== Dataset content ==

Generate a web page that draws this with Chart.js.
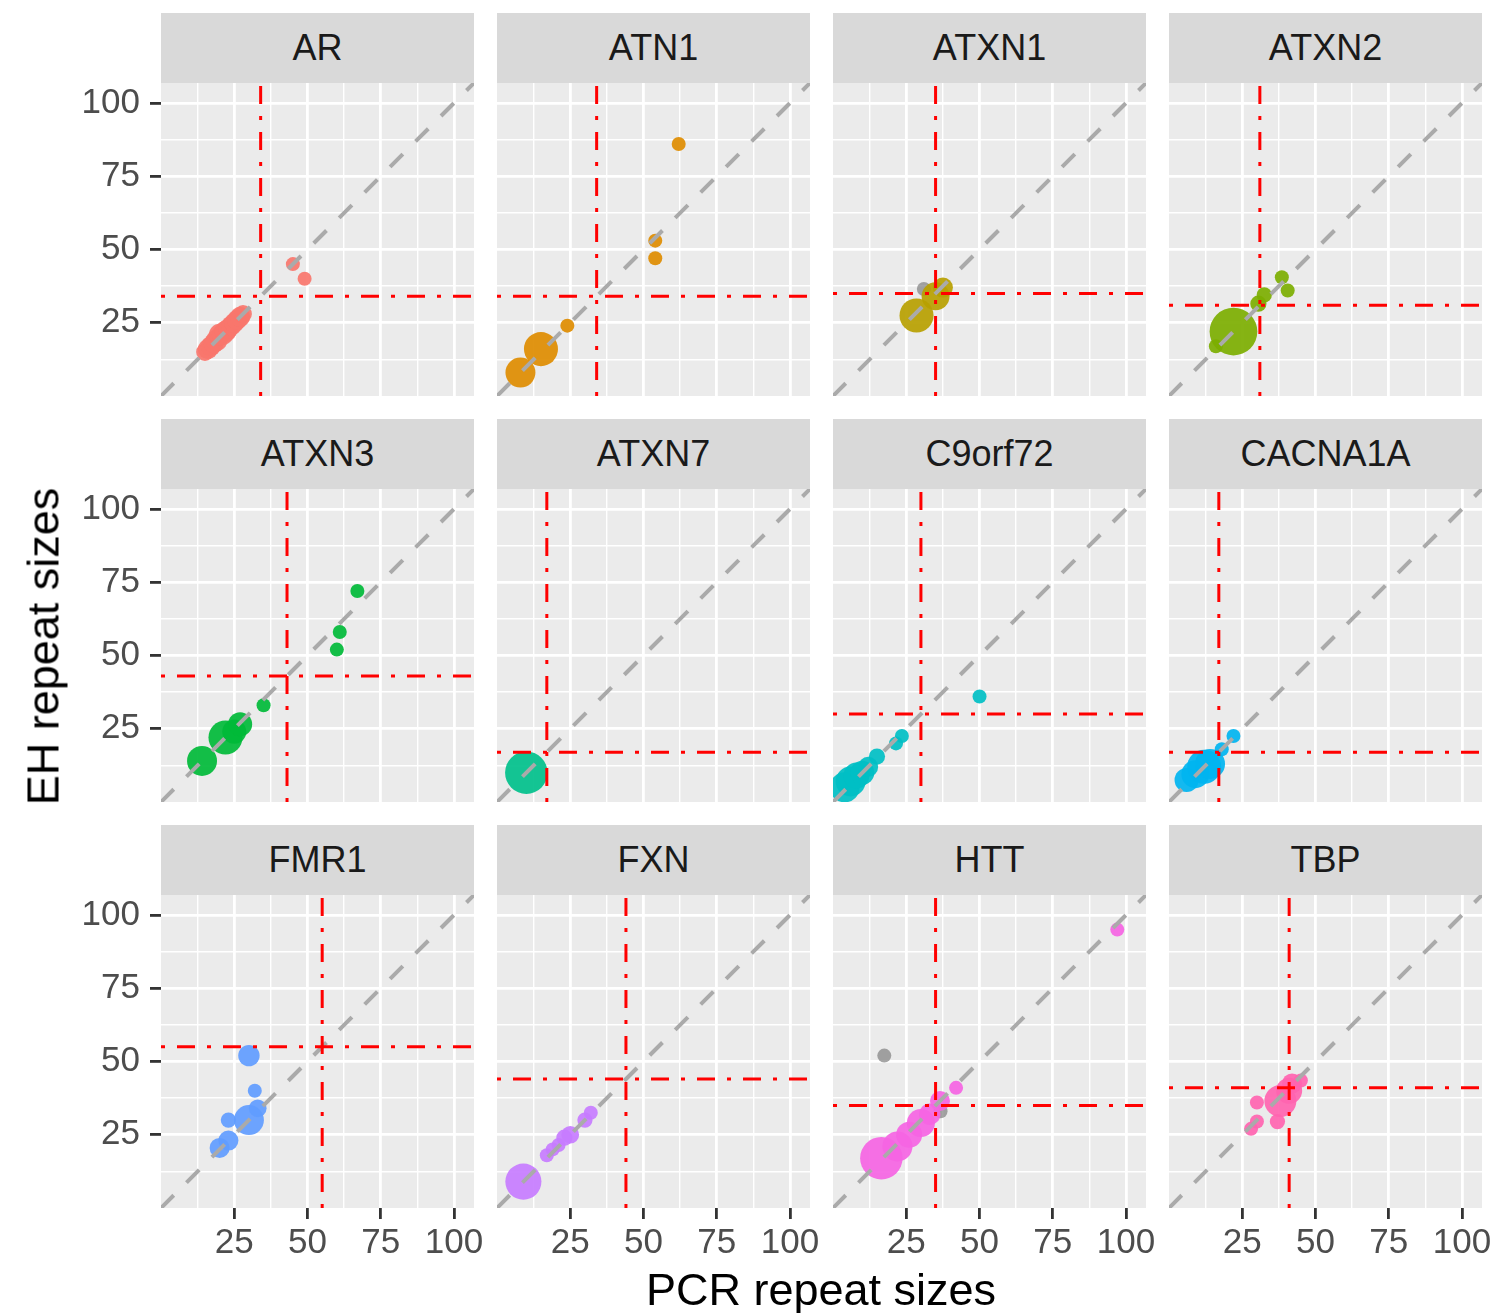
<!DOCTYPE html>
<html>
<head>
<meta charset="utf-8">
<script src="https://cdn.jsdelivr.net/npm/chart.js@4.4.1/dist/chart.umd.min.js"></script>
<style>
  body {
    margin: 0;
    width: 1496px;
    height: 1313px;
    background: #ffffff;
    position: relative;
    overflow: hidden;
    font-family: "Liberation Sans", Arial, sans-serif;
  }
  .strip {
    position: absolute;
    background: #d9d9d9;
    color: #1a1a1a;
    font-size: 36px;
    display: flex;
    align-items: center;
    justify-content: center;
  }
  canvas.panel {
    position: absolute;
  }
  .title {
    position: absolute;
    color: #000000;
    font-size: 45px;
    line-height: 45px;
    text-align: center;
    white-space: nowrap;
  }
</style>
</head>
<body>
<div id="root"></div>
<div class="title" style="left:421px; width:800px; top:1267px; height:45px;">PCR repeat sizes</div>
<div class="title" id="ytitle" style="left:-257px; width:600px; top:624px; height:45px; transform:rotate(-90deg);">EH repeat sizes</div>
<script>
// facets and reference lines
const genes = ["AR", "ATN1", "ATXN1", "ATXN2", "ATXN3", "ATXN7", "C9orf72", "CACNA1A", "FMR1", "FXN", "HTT", "TBP"];
const thresholds = [34, 34, 35, 31, 43, 17, 30, 17, 55, 44, 35, 41];
const colors = ["#F8766D", "#DE8C00", "#B79F00", "#7CAE00", "#00BA38", "#00C08B", "#00BFC4", "#00B4F0", "#619CFF", "#C77CFF", "#F564E3", "#FF64B0"];

// axis
const tickValues = [25, 50, 75, 100];
const minorValues = [12.5, 37.5, 62.5, 87.5];
const AXIS_MIN = 0;
const AXIS_MAX = 106.8;

// points per gene (same order as genes)
const pcrRepeat = [
  [15, 16, 17, 18, 19, 20, 21, 22, 23, 24, 25, 26, 27, 28, 45, 49],
  [8, 15, 24, 54, 54, 62],
  [28.5, 35, 37.5],
  [16, 22, 30.5, 32.5, 38.5, 40.5],
  [14, 22, 25, 27, 35, 60, 61, 67],
  [10],
  [4, 6, 8, 10, 12, 15, 21.5, 23.5, 50],
  [6, 9, 12, 14, 18, 22],
  [20, 23, 23, 30, 33, 32, 30],
  [9, 17, 19, 21, 23, 25, 30, 32],
  [16.5, 22, 26, 30, 33, 36.5, 42, 97],
  [28, 30, 30, 37, 38, 41, 42, 45]
];
const ehRepeat = [
  [15, 16, 17, 18, 19, 21, 21, 22, 23, 24, 25, 26, 27, 28, 45, 40],
  [8, 16, 24, 53, 47, 86],
  [27.5, 34, 37],
  [17, 22, 31.5, 34.5, 40.5, 36],
  [14, 22, 24, 26.5, 33, 52, 58, 72],
  [10],
  [5, 7, 9, 10, 12, 15.5, 20, 22.5, 36],
  [7.5, 9.5, 12, 13, 18, 22.5],
  [20.5, 23, 30, 30, 34, 40, 52],
  [9, 18, 20, 21.5, 24, 25, 30, 32.5],
  [17, 21, 25, 29, 32, 36.5, 41, 95],
  [27, 29.5, 36, 29.5, 36.5, 40, 42.5, 43.5]
];
const sampleCounts = [
  [5, 9, 9, 9, 12, 12, 12, 12, 9, 9, 9, 9, 9, 5, 1, 1],
  [40, 59, 1, 1, 1, 1],
  [59, 32, 9],
  [1, 150, 3, 2, 1, 1],
  [40, 59, 19, 19, 1, 1, 1, 1],
  [110],
  [40, 40, 25, 19, 9, 3, 1, 1, 1],
  [19, 32, 59, 40, 1, 1],
  [9, 9, 2, 40, 5, 1, 12],
  [70, 1, 1, 1, 3, 5, 2, 1],
  [110, 40, 25, 32, 12, 9, 1, 1],
  [1, 1, 1, 2, 49, 25, 9, 1]
];
// grey points
const otherPcr = [[], [], [31], [], [], [], [], [], [], [], [17.5, 36.7], []];
const otherEh = [[], [], [36.5], [], [], [], [], [], [], [], [52, 33], []];
const otherCounts = [[], [], [1], [], [], [], [], [], [], [], [1, 1], []];

// layout
const colLeft = [161, 497, 833, 1169];
const rowTop = [83, 489, 895];
const PANEL = 313;
const STRIP_H = 70;
const PAD_L = 110, PAD_R = 25, PAD_T = 45, PAD_B = 70;
const FONT = "'Liberation Sans', Arial, sans-serif";

Chart.defaults.font.family = FONT;

function radiusFor(n) {
  return 5.5 + 1.5 * Math.sqrt(n);
}

function withAlpha(hex, a) {
  const r = parseInt(hex.slice(1, 3), 16);
  const g = parseInt(hex.slice(3, 5), 16);
  const b = parseInt(hex.slice(5, 7), 16);
  return `rgba(${r}, ${g}, ${b}, ${a})`;
}

const panelBg = {
  id: "panelBg",
  beforeDraw(chart) {
    const { ctx, chartArea: a } = chart;
    ctx.save();
    ctx.fillStyle = "#EBEBEB";
    ctx.fillRect(a.left, a.top, a.right - a.left, a.bottom - a.top);
    ctx.restore();
  }
};

function axisOptions(isX, showLabels) {
  const gridValues = minorValues.concat(tickValues).sort((a, b) => a - b);
  return {
    type: "linear",
    min: AXIS_MIN,
    max: AXIS_MAX,
    afterBuildTicks: (scale) => {
      scale.ticks = gridValues.map((v) => ({ value: v }));
    },
    afterFit: (scale) => {
      if (isX) scale.height = PAD_B;
      else scale.width = PAD_L;
    },
    ticks: {
      display: showLabels,
      autoSkip: false,
      maxRotation: 0,
      minRotation: 0,
      color: "#4D4D4D",
      padding: isX ? 3 : 10,
      font: { size: 35, family: FONT },
      callback: (v) => (tickValues.includes(v) ? String(v) : "")
    },
    grid: {
      color: "#FFFFFF",
      lineWidth: (c) => (tickValues.includes(c.tick.value) ? 2.8 : 1.4),
      drawTicks: showLabels,
      tickLength: 11,
      tickColor: (c) => (tickValues.includes(c.tick.value) ? "#333333" : "rgba(0,0,0,0)"),
      tickWidth: 2.8
    },
    border: { display: false }
  };
}

const root = document.getElementById("root");

genes.forEach((gene, i) => {
  const row = Math.floor(i / 4);
  const col = i % 4;
  const left = colLeft[col];
  const top = rowTop[row];

  // facet strip
  const strip = document.createElement("div");
  strip.className = "strip";
  strip.style.left = left + "px";
  strip.style.top = top - STRIP_H + "px";
  strip.style.width = PANEL + "px";
  strip.style.height = STRIP_H + "px";
  strip.textContent = gene;
  root.appendChild(strip);

  const canvas = document.createElement("canvas");
  canvas.className = "panel";
  canvas.width = PAD_L + PANEL + PAD_R;
  canvas.height = PAD_T + PANEL + PAD_B;
  canvas.style.left = left - PAD_L + "px";
  canvas.style.top = top - PAD_T + "px";
  canvas.style.width = canvas.width + "px";
  canvas.style.height = canvas.height + "px";
  root.appendChild(canvas);

  const pts = pcrRepeat[i].map((x, j) => ({ x: x, y: ehRepeat[i][j] }));
  const counts = sampleCounts[i];
  const greyPts = otherPcr[i].map((x, j) => ({ x: x, y: otherEh[i][j] }));
  const greyCounts = otherCounts[i];
  const t = thresholds[i];

  new Chart(canvas.getContext("2d"), {
    type: "scatter",
    data: {
      datasets: [
        {
          data: greyPts,
          order: 4,
          clip: 0,
          pointRadius: (c) => radiusFor(greyCounts[c.dataIndex] || 1),
          pointBackgroundColor: "rgba(127, 127, 127, 0.7)",
          pointBorderWidth: 0
        },
        {
          data: pts,
          order: 3,
          clip: 0,
          pointRadius: (c) => radiusFor(counts[c.dataIndex] || 1),
          pointBackgroundColor: withAlpha(colors[i], 0.92),
          pointBorderWidth: 0
        },
        {
          // y = x
          data: [{ x: AXIS_MIN, y: AXIS_MIN }, { x: AXIS_MAX, y: AXIS_MAX }],
          order: 2,
          clip: 0,
          showLine: true,
          pointRadius: 0,
          borderColor: "#AAAAAA",
          borderWidth: 4,
          borderDash: [18, 18]
        },
        {
          // vertical threshold
          data: [{ x: t, y: AXIS_MIN }, { x: t, y: AXIS_MAX }],
          order: 1,
          clip: 0,
          showLine: true,
          pointRadius: 0,
          borderColor: "#FF0000",
          borderWidth: 3,
          borderDash: [4, 12, 18, 12]
        },
        {
          // horizontal threshold
          data: [{ x: AXIS_MIN, y: t }, { x: AXIS_MAX, y: t }],
          order: 1,
          clip: 0,
          showLine: true,
          pointRadius: 0,
          borderColor: "#FF0000",
          borderWidth: 3,
          borderDash: [4, 12, 18, 12]
        }
      ]
    },
    options: {
      responsive: false,
      animation: false,
      devicePixelRatio: 1,
      layout: { padding: { left: 0, right: PAD_R, top: PAD_T, bottom: 0 } },
      scales: {
        x: axisOptions(true, row === 2),
        y: axisOptions(false, col === 0)
      },
      plugins: {
        legend: { display: false },
        tooltip: { enabled: false }
      },
      events: []
    },
    plugins: [panelBg]
  });
});
</script>
</body>
</html>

===

> [Task to carry out] Omit the pictures, then repeat exactly each line from the beginning of the listing through the line with "const AXIS_MAX = 106.8;".

> [Task output]
Generate a web page that draws this with Chart.js.
<!DOCTYPE html>
<html>
<head>
<meta charset="utf-8">
<script src="https://cdn.jsdelivr.net/npm/chart.js@4.4.1/dist/chart.umd.min.js"></script>
<style>
  body {
    margin: 0;
    width: 1496px;
    height: 1313px;
    background: #ffffff;
    position: relative;
    overflow: hidden;
    font-family: "Liberation Sans", Arial, sans-serif;
  }
  .strip {
    position: absolute;
    background: #d9d9d9;
    color: #1a1a1a;
    font-size: 36px;
    display: flex;
    align-items: center;
    justify-content: center;
  }
  canvas.panel {
    position: absolute;
  }
  .title {
    position: absolute;
    color: #000000;
    font-size: 45px;
    line-height: 45px;
    text-align: center;
    white-space: nowrap;
  }
</style>
</head>
<body>
<div id="root"></div>
<div class="title" style="left:421px; width:800px; top:1267px; height:45px;">PCR repeat sizes</div>
<div class="title" id="ytitle" style="left:-257px; width:600px; top:624px; height:45px; transform:rotate(-90deg);">EH repeat sizes</div>
<script>
// facets and reference lines
const genes = ["AR", "ATN1", "ATXN1", "ATXN2", "ATXN3", "ATXN7", "C9orf72", "CACNA1A", "FMR1", "FXN", "HTT", "TBP"];
const thresholds = [34, 34, 35, 31, 43, 17, 30, 17, 55, 44, 35, 41];
const colors = ["#F8766D", "#DE8C00", "#B79F00", "#7CAE00", "#00BA38", "#00C08B", "#00BFC4", "#00B4F0", "#619CFF", "#C77CFF", "#F564E3", "#FF64B0"];

// axis
const tickValues = [25, 50, 75, 100];
const minorValues = [12.5, 37.5, 62.5, 87.5];
const AXIS_MIN = 0;
const AXIS_MAX = 106.8;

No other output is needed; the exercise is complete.